Details
Perrins Hall - The Royal Grammar School
Upper Tything
Worcester
Worcestershire
WR1 1HP
England
Programme
Ian Venables – Five songs of War and Remembrance, Op.46: 'Through These Pale Cold Days'
Ralph Vaughan Williams – Four Hymns for Viola and Piano: no.3, Come Love, come Lord
Ralph Vaughan Williams – Four Hymns for Viola and Piano: no.1, Lord! Come away
Robert Schumann – Marchenbilder, Op.113
Ivor Gurney – 5 Elizabethan Songs: Sleep
Gerald Finzi – Since we loved
Gerald Finzi – To Joy
Gerald Finzi – Budmouth Dears
Roger Quilter – Now sleeps the crimson petal, Op.3 no.2
Benjamin Britten – Last rose of summer
Benjamin Britten – Sally in our alley
Benjamin Britten – Oliver Cromwell
Performers
Nick Pritchard – Tenor
Benjamin Frith – piano
Louise Williams – viola
Programme Note
Ian Venables’s 1st World War commemorative song cycle, has been commissioned by The Limoges Trust for the City of Worcester. The work will form the centerpiece of a recital given by Nick Pritchard, Louise Williams and Benjamin Frith on the eve of the Battle of the Somme.

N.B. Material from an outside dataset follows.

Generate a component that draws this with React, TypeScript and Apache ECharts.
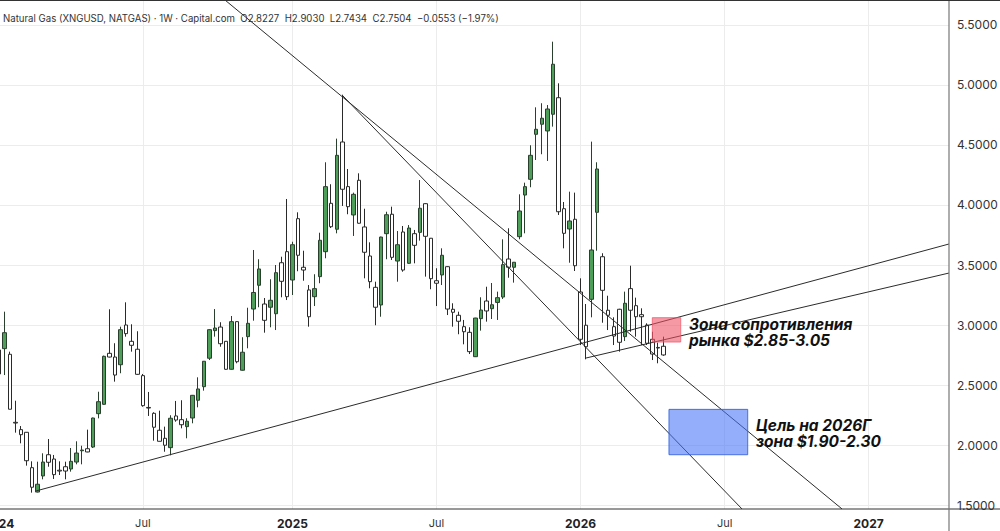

In a programme note about the work the composer has written, “Once I had decided upon the cycle’s instrumentation for voice, viola and piano, the usually enjoyable task of finding suitable texts began. I say, usually enjoyable, because the more war poetry I read the more I realised how challenging writing such a work might be. The main difficulty is that the vast majority of war poetry is so starkly realistic and uncompromising. Perhaps, this is why there have been few WW1 poems set to music. It is for this reason I began to question whether setting such words to music might be an affront to the poetry itself. Fortunately, these thoughts were soon dispelled when I found a number of poems that dealt with ‘themes’ that might have resonance for a contemporary audience – one that is looking back on an event that has now passed into history. These ‘themes’ touch upon the universality of loss, love, and personal identity and so lifts the poetry out of the arena of war and brings it within the compass of personal experience."